[EXERCISE] Scan the data below for the string "that". Copy every line where it appears.

Items listed in a dataset

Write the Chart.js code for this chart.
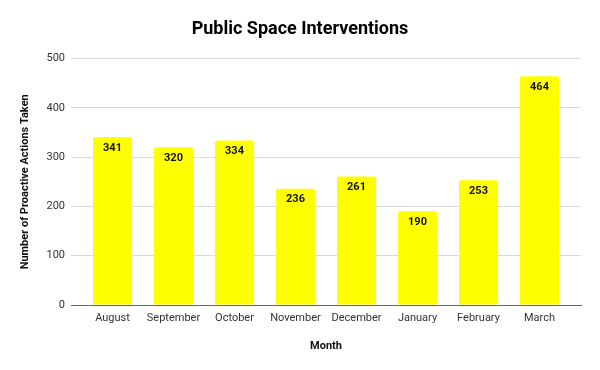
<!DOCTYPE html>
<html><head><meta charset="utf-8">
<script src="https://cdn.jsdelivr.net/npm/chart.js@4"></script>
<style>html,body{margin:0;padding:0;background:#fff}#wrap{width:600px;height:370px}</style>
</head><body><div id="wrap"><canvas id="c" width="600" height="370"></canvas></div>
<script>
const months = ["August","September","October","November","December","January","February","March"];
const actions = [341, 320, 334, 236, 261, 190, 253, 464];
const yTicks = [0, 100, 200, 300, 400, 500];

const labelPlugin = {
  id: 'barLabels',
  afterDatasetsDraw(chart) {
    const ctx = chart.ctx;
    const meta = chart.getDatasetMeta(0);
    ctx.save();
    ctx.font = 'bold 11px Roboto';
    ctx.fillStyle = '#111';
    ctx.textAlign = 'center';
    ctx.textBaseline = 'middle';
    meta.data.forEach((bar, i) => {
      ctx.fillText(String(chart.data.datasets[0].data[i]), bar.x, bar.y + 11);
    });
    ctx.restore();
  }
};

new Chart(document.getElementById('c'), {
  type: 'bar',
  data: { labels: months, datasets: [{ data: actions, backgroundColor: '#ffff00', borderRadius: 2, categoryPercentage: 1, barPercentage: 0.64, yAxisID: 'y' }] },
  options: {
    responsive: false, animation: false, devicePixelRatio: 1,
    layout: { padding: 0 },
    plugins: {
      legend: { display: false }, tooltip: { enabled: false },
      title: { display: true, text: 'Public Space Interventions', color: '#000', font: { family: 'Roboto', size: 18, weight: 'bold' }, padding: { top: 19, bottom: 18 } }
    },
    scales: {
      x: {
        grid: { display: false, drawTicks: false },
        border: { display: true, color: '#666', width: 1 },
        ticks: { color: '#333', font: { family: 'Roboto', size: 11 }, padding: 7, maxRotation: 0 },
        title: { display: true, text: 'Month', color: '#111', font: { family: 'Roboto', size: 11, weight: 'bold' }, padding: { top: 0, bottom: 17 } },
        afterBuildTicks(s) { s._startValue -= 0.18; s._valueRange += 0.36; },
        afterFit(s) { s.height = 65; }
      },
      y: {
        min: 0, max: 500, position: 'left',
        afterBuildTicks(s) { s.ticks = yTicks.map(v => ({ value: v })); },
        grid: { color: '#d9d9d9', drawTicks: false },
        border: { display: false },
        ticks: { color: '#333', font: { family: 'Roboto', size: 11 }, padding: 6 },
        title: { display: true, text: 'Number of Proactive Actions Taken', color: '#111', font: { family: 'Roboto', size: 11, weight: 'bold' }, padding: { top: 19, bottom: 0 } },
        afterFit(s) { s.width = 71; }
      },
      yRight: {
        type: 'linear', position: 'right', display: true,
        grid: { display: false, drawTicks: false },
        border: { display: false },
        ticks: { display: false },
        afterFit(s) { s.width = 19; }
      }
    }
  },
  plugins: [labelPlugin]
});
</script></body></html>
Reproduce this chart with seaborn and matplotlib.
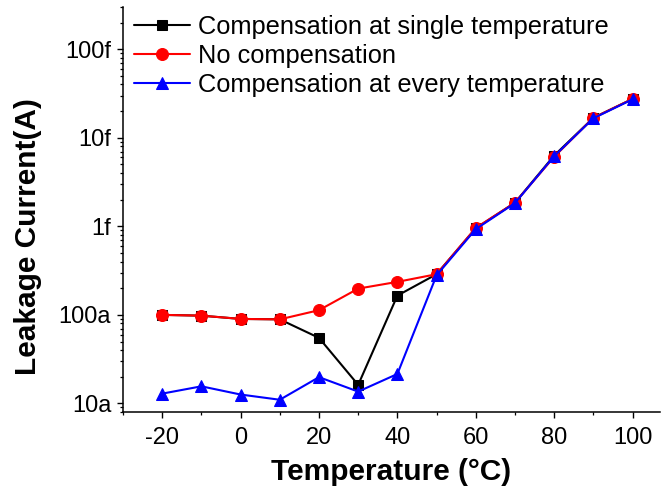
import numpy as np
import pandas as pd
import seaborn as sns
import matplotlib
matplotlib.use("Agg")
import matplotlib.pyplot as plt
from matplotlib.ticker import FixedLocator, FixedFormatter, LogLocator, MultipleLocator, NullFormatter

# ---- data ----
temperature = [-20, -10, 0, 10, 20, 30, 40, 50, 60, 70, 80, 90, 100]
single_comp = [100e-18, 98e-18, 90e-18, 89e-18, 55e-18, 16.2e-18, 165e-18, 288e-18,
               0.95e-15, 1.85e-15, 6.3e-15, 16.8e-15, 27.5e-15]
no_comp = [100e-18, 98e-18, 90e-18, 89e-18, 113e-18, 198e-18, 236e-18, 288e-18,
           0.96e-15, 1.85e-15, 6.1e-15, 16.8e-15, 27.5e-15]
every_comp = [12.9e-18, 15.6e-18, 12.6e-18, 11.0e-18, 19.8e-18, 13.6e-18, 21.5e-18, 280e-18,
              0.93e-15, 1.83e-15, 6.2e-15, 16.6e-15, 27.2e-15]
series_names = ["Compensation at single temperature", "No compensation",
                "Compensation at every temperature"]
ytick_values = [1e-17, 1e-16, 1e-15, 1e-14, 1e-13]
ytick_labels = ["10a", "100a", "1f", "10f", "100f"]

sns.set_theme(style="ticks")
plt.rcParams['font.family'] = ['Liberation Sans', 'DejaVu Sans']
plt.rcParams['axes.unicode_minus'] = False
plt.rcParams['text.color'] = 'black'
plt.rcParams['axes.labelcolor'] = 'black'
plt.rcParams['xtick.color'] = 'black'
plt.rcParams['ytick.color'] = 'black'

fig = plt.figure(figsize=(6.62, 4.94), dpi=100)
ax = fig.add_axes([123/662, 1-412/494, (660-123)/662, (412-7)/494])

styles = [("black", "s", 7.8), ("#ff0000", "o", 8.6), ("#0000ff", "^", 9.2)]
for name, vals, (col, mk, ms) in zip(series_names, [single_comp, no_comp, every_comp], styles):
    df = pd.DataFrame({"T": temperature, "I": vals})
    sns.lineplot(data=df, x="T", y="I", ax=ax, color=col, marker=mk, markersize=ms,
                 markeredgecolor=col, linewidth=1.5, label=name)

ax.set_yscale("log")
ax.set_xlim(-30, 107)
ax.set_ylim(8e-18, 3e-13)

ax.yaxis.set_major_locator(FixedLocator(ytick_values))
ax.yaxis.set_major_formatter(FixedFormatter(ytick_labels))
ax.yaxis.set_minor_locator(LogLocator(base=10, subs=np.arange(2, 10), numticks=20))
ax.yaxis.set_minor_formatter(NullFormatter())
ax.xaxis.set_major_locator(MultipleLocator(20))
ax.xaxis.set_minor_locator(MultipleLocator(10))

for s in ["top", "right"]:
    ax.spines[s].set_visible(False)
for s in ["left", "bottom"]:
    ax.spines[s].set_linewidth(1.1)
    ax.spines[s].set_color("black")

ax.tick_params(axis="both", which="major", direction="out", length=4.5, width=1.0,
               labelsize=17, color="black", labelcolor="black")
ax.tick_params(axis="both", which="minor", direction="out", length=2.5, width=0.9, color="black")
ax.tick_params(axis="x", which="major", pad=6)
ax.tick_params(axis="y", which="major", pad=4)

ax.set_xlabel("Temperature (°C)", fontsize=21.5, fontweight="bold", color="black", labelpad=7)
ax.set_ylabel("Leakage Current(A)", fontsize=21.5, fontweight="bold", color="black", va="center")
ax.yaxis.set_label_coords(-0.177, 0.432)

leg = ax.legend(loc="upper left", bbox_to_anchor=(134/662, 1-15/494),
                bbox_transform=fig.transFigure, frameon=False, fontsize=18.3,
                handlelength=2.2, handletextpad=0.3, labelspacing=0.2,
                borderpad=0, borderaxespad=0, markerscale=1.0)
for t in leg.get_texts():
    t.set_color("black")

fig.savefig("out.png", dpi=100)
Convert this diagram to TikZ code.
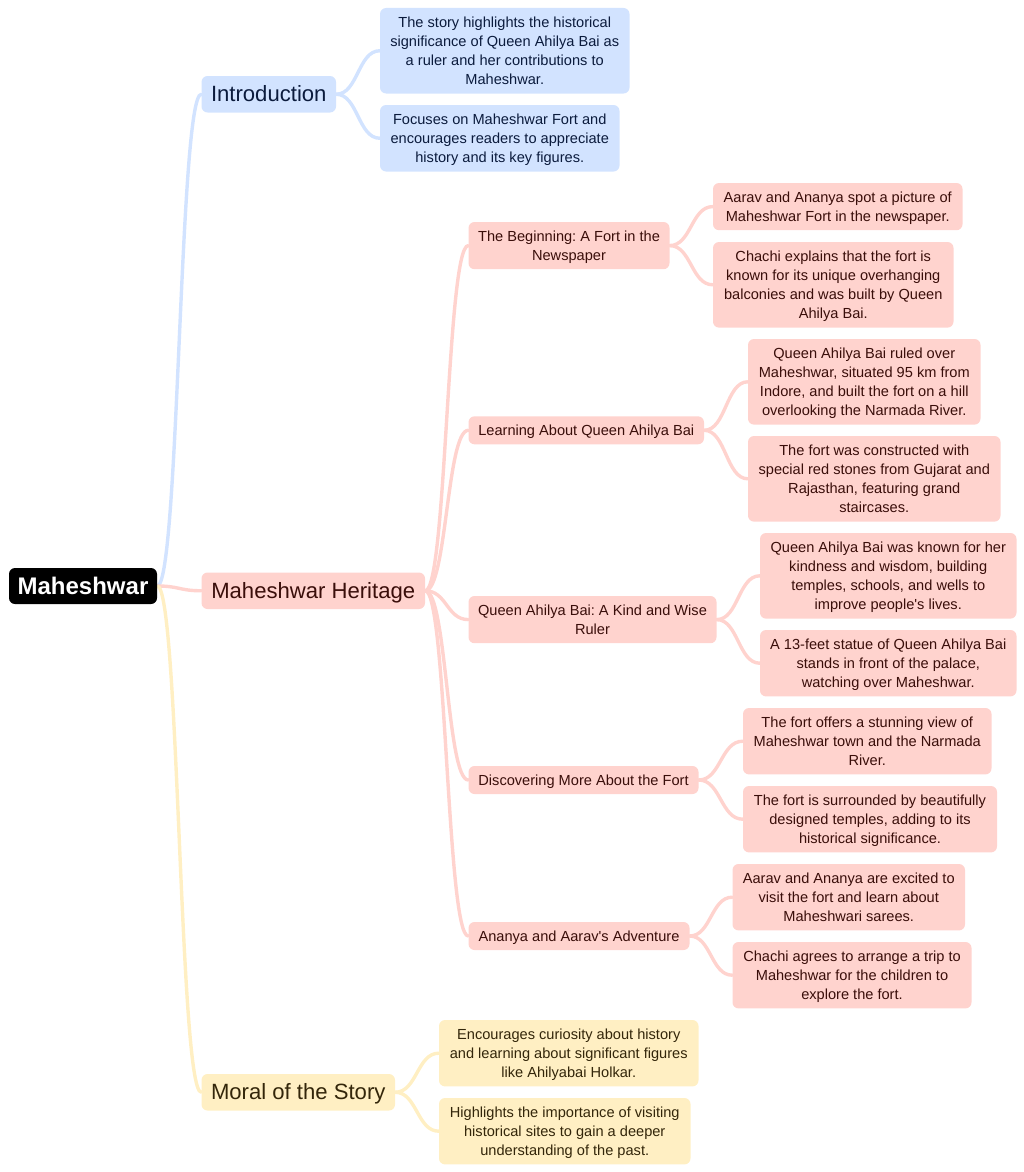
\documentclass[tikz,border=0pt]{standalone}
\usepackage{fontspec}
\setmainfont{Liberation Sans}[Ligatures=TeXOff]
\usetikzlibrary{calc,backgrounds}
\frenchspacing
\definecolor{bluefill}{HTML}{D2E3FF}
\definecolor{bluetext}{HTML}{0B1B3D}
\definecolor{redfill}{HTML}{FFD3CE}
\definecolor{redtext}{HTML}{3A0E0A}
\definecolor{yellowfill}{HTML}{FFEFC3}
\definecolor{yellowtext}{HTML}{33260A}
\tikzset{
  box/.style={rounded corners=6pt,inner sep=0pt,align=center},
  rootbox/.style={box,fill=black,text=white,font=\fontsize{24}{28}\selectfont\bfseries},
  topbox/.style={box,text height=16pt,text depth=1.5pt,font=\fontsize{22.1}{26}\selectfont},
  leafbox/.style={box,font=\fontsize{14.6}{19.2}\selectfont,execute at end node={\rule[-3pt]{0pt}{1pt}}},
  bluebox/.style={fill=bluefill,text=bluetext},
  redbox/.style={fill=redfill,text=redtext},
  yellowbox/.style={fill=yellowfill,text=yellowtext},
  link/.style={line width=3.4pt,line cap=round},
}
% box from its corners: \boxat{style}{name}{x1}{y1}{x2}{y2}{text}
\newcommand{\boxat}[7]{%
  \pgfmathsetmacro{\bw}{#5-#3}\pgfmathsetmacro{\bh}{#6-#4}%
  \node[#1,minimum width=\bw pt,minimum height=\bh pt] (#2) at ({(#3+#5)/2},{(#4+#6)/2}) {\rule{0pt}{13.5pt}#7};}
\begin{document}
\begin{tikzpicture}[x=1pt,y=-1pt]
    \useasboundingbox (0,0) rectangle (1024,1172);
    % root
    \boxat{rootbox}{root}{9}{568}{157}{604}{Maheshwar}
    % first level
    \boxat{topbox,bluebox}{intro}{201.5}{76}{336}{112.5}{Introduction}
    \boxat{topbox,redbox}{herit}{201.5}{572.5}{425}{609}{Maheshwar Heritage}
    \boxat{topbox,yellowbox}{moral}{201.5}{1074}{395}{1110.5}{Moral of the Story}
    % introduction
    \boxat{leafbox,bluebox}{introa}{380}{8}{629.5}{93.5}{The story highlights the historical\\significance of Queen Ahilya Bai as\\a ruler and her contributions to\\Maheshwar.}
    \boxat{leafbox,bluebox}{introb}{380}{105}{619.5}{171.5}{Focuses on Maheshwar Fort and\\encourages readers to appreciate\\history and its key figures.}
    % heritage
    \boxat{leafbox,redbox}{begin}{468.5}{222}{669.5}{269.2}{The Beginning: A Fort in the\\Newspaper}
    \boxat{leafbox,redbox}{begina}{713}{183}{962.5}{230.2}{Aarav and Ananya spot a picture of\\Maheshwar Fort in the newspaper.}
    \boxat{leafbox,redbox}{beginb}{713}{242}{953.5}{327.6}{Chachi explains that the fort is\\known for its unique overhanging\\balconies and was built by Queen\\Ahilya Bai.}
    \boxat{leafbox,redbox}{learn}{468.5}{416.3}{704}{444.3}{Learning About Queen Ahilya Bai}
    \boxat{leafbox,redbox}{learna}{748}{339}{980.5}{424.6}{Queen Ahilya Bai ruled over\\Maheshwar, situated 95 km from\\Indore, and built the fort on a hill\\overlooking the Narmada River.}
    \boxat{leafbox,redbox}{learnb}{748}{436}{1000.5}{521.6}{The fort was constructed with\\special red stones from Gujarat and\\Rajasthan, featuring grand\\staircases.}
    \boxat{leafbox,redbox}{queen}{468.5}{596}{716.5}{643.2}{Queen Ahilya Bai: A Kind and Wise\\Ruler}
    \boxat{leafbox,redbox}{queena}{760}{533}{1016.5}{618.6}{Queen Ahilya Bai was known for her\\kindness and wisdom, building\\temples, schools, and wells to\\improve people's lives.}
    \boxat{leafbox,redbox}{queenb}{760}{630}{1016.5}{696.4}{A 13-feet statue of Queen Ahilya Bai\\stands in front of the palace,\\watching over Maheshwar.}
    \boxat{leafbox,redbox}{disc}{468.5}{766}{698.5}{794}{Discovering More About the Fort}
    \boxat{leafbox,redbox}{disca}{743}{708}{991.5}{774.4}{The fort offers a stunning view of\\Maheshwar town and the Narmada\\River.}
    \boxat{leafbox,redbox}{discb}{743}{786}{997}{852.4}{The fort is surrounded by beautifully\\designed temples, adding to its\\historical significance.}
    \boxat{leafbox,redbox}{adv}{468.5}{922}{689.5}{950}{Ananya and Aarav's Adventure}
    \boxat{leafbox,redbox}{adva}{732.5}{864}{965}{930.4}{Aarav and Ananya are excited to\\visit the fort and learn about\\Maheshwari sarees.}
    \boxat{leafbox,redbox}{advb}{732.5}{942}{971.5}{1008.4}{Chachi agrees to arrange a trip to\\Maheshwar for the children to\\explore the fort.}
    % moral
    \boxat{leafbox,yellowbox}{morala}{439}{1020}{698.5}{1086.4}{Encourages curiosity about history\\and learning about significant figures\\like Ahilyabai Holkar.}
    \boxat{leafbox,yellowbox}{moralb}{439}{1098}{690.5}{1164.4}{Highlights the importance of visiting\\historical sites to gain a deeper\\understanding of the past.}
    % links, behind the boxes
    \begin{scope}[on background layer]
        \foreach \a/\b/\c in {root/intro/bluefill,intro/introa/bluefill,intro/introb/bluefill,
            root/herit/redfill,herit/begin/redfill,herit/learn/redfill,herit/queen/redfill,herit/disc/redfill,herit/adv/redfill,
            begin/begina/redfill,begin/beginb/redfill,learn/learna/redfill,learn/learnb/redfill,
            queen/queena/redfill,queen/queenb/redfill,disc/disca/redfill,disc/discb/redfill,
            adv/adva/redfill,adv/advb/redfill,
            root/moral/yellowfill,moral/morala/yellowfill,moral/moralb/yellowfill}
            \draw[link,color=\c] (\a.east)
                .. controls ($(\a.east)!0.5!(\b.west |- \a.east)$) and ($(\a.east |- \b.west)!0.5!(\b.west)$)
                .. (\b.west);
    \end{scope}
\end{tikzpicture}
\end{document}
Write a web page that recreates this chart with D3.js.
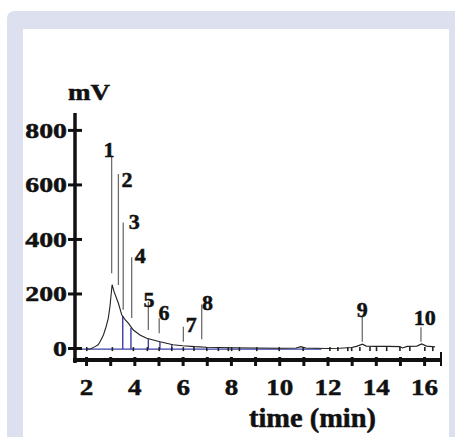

[FULL OUTPUT]
    \boxat{leafbox,redbox}{beginb}{713}{242}{953.5}{327.6}{Chachi explains that the fort is\\known for its unique overhanging\\balconies and was built by Queen\\Ahilya Bai.}
Write a web page that recreates this chart with D3.js.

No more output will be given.